Perhaps the publishing establishment needs to embrace the diversity of experiences that both categories can represent?
The other big wonder I have is about the audience the shelving and marketing for an entirely new category.
By and large, most of the “new adult” titles that have been picked up by mainstream publishers have their origins in the self-published ebook world. Many have gained notoriety via blogs, Goodreads and other online recommendations. However, the data keeps telling us that these sorts of recommendations are far down on the list of how people discover books (personal recommendations and seeing a book in a store are always at the top), so these titles are finding their way to the top in an atypical way.
Ebook readers seem to be a particular bunch (and I am primarily an ebook reader). I’ve seen them often labeled as “power readers,” they seem to read more, volume-wise, and therefore appear to often be cost-conscious (which is, I think, why they’ve propelled some of these inexpensive ebooks into bestseller territory).
Thus, it’s not surprise that three digitally-oriented publishers, Carina (an ebook imprint of Harlequin), Entangled Publishing (independent digital and print) and Curiosity Quills Press (independent digital and print) have all hopped on the new adult train, actively seeking submissions in this category. And, I don’t think it’s a surprise that I’ve seen several ebook originals fitting into this category pop up in 2013 catelogs (Simon & Schuster is releasing an ebook original from Jennifer Echols that’s described as “new adult”—and Jennifer’s dramatic books have nearly always fit into the older YA vein).

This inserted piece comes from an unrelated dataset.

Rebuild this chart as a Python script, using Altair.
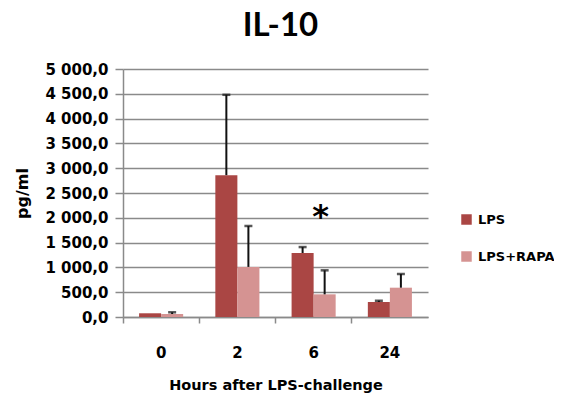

Carina’s call for submissions is particularly striking, as it encapsulates the themes present in the successful self-published “new adult” novels, which to me, make these books actually fit with the adult category,
Story elements should be targeted to an adult, not teen audience, and should contain adult contemporary themes, frank, modern language, high relationship drama and intense conflict. Characters actions, dress and dialogue should all be age-appropriate.
If books categorized as “new adult” are really targeted for an adult audience, as it sounds like this particular publishers seeks, why not just categorize them as adult? Is this all just marketing? What’s wrong with simply expanding the expectations of what character ages and experiences are found in fiction?
As I ask all these questions, the ironic thing is that I actually am extremely interested in reading more books featuring this time in characters’ lives, particularly books set in a college environment (Tamarra Webber’s Easy stands out as capturing this time very well). I also would love to see more YA that features characters on the cusp on independence (Lovestruck Summer is one of my favorite new discoveries because it nails that feeling so perfectly). But I’m also not completely sold on the idea of a standalone category being successful with a broad cross-section of readers, most of whom aren’t as digitally connected as the readers who made “new adult” a digital success.
What do you think? Will we see a “new adult” section in bookstores and libraries someday soon?
An aside - Is the term “new adult” linguistically difficult for anyone else? Whenever I read the term “new adult,” I read it as “new” “adult,” as in recent releases in adult fiction. Just wondering.